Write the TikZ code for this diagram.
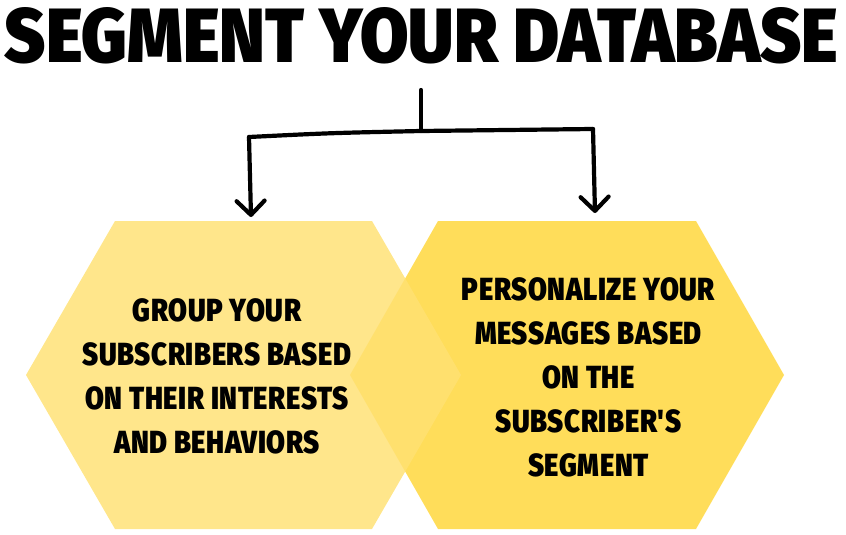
\documentclass[tikz,border=0pt]{standalone}
\usepackage{fontspec}
\usetikzlibrary{arrows.meta}
\newfontfamily\titlefont{Fira Sans Black}
\newfontfamily\bodyfont{Fira Sans Black}[FakeStretch=0.855, LetterSpace=2]
\definecolor{hexlight}{HTML}{FFE173}
\definecolor{hexdark}{HTML}{FFDD5A}
\tikzset{
  hexleft/.style={fill=hexlight, fill opacity=0.83, draw=none},
  hexright/.style={fill=hexdark, draw=none},
  bodytext/.style={align=center, inner sep=0pt, text=black,
    font=\bodyfont\fontsize{32}{44}\selectfont},
  conn/.style={line width=4.2pt, line cap=round, line join=round, black},
  arr/.style={conn, -{Straight Barb[length=14pt,width=28pt,round]}}
}
\begin{document}
\begin{tikzpicture}[x=1pt,y=-1pt]
\useasboundingbox (0,0) rectangle (846,535);
% hexagons
\fill[hexright] (350,375) -- (438,221) -- (696,221) -- (784,375) -- (696,529) -- (438,529) -- cycle;
\fill[hexleft] (26,375) -- (115,221) -- (372,221) -- (461,375) -- (372,529) -- (115,529) -- cycle;
% title
\node[inner sep=0pt] (title) at (421.5,35.5) {\resizebox{833pt}{55pt}{\titlefont SEGMENT YOUR DATABASE}};
% texts
\node[bodytext] (lefttext) at (217,376.5) {GROUP YOUR\\SUBSCRIBERS BASED\\ON THEIR INTERESTS\\AND BEHAVIORS};
\node[bodytext] (righttext) at (588.5,377) {PERSONALIZE YOUR\\MESSAGES BASED\\ON THE\\SUBSCRIBER'S\\SEGMENT};
% connectors
\coordinate (stemtop) at (421,90);
\coordinate (junction) at (421,131);
\coordinate (leftcorner) at (249,137);
\coordinate (rightcorner) at (593,129);
\coordinate (lefttip) at (251,217);
\coordinate (righttip) at (595,213);
\draw[conn] (stemtop) -- (junction);
\draw[conn] (leftcorner) .. controls (330,133) .. (junction) -- (rightcorner);
\draw[arr] (leftcorner) -- (lefttip);
\draw[arr] (rightcorner) -- (righttip);
\end{tikzpicture}
\end{document}
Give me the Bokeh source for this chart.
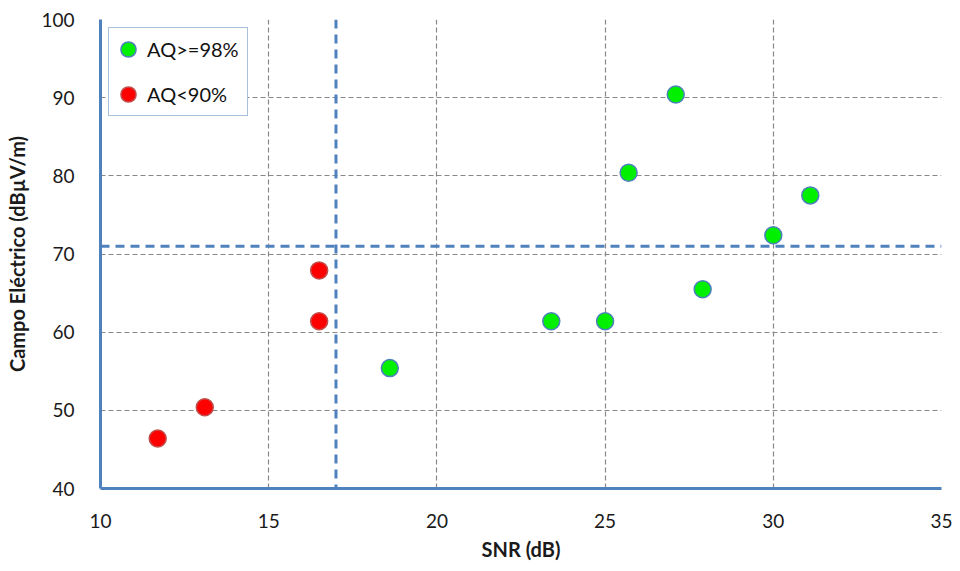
from bokeh.plotting import figure
from bokeh.models import Span, Legend, LegendItem, FixedTicker, ColumnDataSource
from bokeh.embed import file_html
from bokeh.resources import INLINE

# Data
green_snr = [18.6, 23.4, 25.0, 25.7, 27.1, 27.9, 30.0, 31.1]
green_field = [55.4, 61.4, 61.4, 80.4, 90.4, 65.5, 72.4, 77.5]
red_snr = [11.7, 13.1, 16.5, 16.5]
red_field = [46.4, 50.4, 61.4, 67.9]
snr_threshold = 17.0
field_threshold = 71.0
x_ticks = [10, 15, 20, 25, 30, 35]
y_ticks = [40, 50, 60, 70, 80, 90, 100]
labels = ["AQ>=98%", "AQ<90%"]

FONT = "Lato"
BLUE = "#4f81bd"

p = figure(width=952, height=563, x_range=(10, 35), y_range=(40, 100),
           output_backend="svg", toolbar_location=None,
           min_border_left=100, min_border_right=11, min_border_top=19, min_border_bottom=75)
p.outline_line_color = None
p.background_fill_color = "white"

for ax in (p.xaxis[0], p.yaxis[0]):
    ax.axis_line_color = BLUE
    ax.axis_line_width = 3
    ax.major_tick_line_color = None
    ax.minor_tick_line_color = None
    ax.major_label_text_font = FONT
    ax.major_label_text_font_size = "19px"
    ax.major_label_text_color = "#1a1a1a"
    ax.axis_label_text_font = FONT
    ax.axis_label_text_font_size = "20px"
    ax.axis_label_text_font_style = "bold"
    ax.axis_label_text_color = "#1a1a1a"

p.xaxis.ticker = FixedTicker(ticks=x_ticks)
p.yaxis.ticker = FixedTicker(ticks=y_ticks)
p.xaxis.axis_label = "SNR (dB)"
p.yaxis.axis_label = "Campo Eléctrico (dBµV/m)"
p.xaxis.major_label_standoff = 19
p.yaxis.major_label_standoff = 20
p.xaxis.axis_label_standoff = 6
p.yaxis.axis_label_standoff = 9

for g in (p.xgrid[0], p.ygrid[0]):
    g.grid_line_color = "#888888"
    g.grid_line_dash = "5 3"
    g.grid_line_width = 1.2

p.add_layout(Span(location=snr_threshold, dimension="height", line_color=BLUE,
                  line_width=3, line_dash="9 6"))
p.add_layout(Span(location=field_threshold, dimension="width", line_color=BLUE,
                  line_width=3, line_dash="9 6"))

gsrc = ColumnDataSource(dict(x=green_snr, y=green_field))
rsrc = ColumnDataSource(dict(x=red_snr, y=red_field))
rg = p.scatter("x", "y", source=gsrc, size=17, fill_color="#00f000",
               line_color="#4f81bd", line_width=1.5)
rr = p.scatter("x", "y", source=rsrc, size=17, fill_color="#ff0000",
               line_color="#c0504d", line_width=1.5)

legend = Legend(items=[LegendItem(label=labels[0], renderers=[rg]),
                       LegendItem(label=labels[1], renderers=[rr])],
                location="top_left")
legend.border_line_color = BLUE
legend.border_line_width = 1.5
legend.label_text_font = FONT
legend.label_text_font_size = "20px"
legend.label_text_color = "#111111"
legend.margin = 8
legend.padding = 0
legend.spacing = 3
legend.glyph_width = 38
legend.glyph_height = 42
legend.label_standoff = 0
legend.label_width = 100
legend.background_fill_alpha = 1
p.add_layout(legend)

open("out.html", "w").write(file_html(p, INLINE))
---*---
(Exercise directions): Output word for word the lines running from the one containing "Give me the Bokeh source for this chart." to the one containing "from bokeh.resources import INLINE", both included, leaving out the pictures.

(Solution for this problem):
Give me the Bokeh source for this chart.
from bokeh.plotting import figure
from bokeh.models import Span, Legend, LegendItem, FixedTicker, ColumnDataSource
from bokeh.embed import file_html
from bokeh.resources import INLINE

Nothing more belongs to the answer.